Circling the Wagons on Syria
By looking to Russia for influence, America could topple the regime
What to do in Syria? Western military intervention looks fraught with difficulties, but the situation on the ground is a humanitarian nightmare and is producing greater instability by the week. A recent trip to Turkey and Russia has persuaded me that there might be a path forward. The pressures on Bashar Assad’s regime are real and mounting; it is running out of cash and now faces real military pressures from Turkey. These pressures could be heightened and combined with smart diplo–macy, and they could push Assad out of power. But that would mean trying to work with the Russian government rather than attacking it.
The U.S. has been bashing Russia for shielding Assad, coddling an ally at the cost of human lives and arming the Syrian military. Some of this is true, some false, and much is exaggeration. But all is unhelpful if the goal is to oust Assad. Unless the U.S. intends to ask Iran for help, Russia is the only country with any influence with the Syrian regime.
The first thing to realize is that Russia’s ties to Syria are limited. U.S. officials and much of the Western media keep repeating the mantra that the Assad regime is a crucial ally of Moscow’s. This is a vast exaggeration. Syria was a client of the Soviet Union’s, but as with many other Soviet allies, that relationship collapsed with the USSR. The economic ties are weak; Russia is Syria’s ninth largest trading partner, accounting for just 3% of Syrian trade. Syria’s largest trading partners are the European Union, Iraq, China and Saudi Arabia (which has three times as much trade with Syria as Russia does). The political bonds between Damascus and Moscow do not seem tight either. Assad’s first trip to Moscow took place five years after he became President—not exactly the behavior of a crucial ally. His first trip outside the Middle East was to Paris, which he has visited more frequently. The next year he visited London. He vacationed with Turkey’s Prime Minister on the Black Sea.
The Russian naval base at Tartus in Syria is often described as highly strategic. Yet the Russians don’t ascribe much importance to it, not in their words, actions or cash. The port is rarely used and has been allowed to crumble. When Russia’s only operational aircraft carrier visited earlier this year as part of a flotilla, no dock could accommodate it. No Russian ship is based there.
Russia is the main arms exporter to Syria and sells the regime a significant amount of hardware every year. Russian officials told me exports were about $150 million annually; many outside estimates suggest the figure is much higher. But in any event, last year Russian arms deliveries to Syria were a tenth of its deliveries to India, a quarter of its deliveries to Vietnam, less than a third of those to China and less than two-fifths of its deals with Algeria. Moscow exports more arms to Egypt than to Syria.

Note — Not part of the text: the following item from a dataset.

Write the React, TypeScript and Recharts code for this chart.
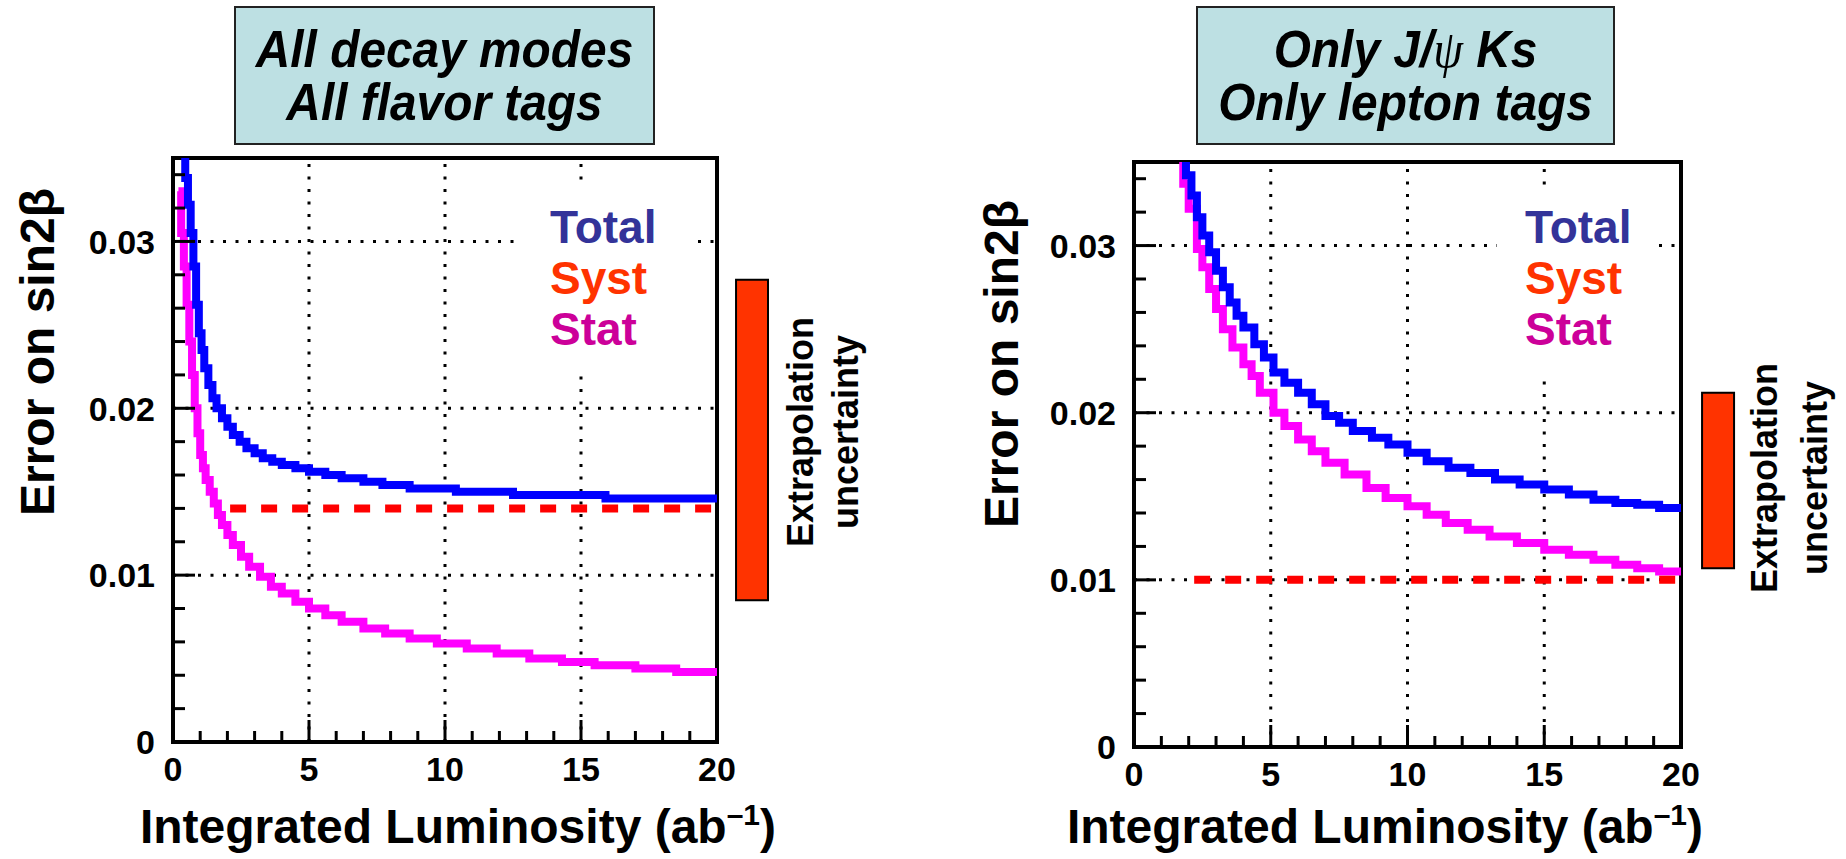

Russia’s ties to the Syrian military are real, however, and could be very useful to the West. Moscow could reach out and make Syrian generals understand that they could preserve the military in some form if they assisted in dislodging the regime and moving to a democratic framework. That is essentially what the Egyptian military has done, and while the revolution there has not been perfect, it has certainly been preferable to a long and bloody civil war in that country.
The Obama Administration has been pursuing a pointless campaign of vilifying the Russians—perhaps as a way to blame someone for the reality that there are few good options in Syria. On June 12, Secretary of State Hillary Clinton publicly charged that the Russian government was sending attack heli–copters to Syria that “will escalate the conflict dramatically.” It turned out that the Russians were sending back three helicopters that were bought by Syria roughly 20 years ago and were refurbished in Russia. What is gained by these attacks?
Russia might be unmovable. Its officials are paranoid about Western interventions that topple unpopular regimes, seeing Panama, Kosovo, Afghanistan, Iraq and Libya as part of a pattern. But they are also concerned about what would come after Assad—in a country where 40% are minorities—especially if a long sectarian war would energize –jihadi groups. Russia has had and continues to have struggles with such groups in its southern regions and border areas.
If the Russians can be persuaded that Assad is going to fall and that the best way to prevent radicalization is to push for a transition now, they might be willing to help in that transition. It’s a long shot—but not impossible—that Moscow will shift from being part of the problem to part of the solution. It’s certainly worth the effort before we move toward a wider and deeper war.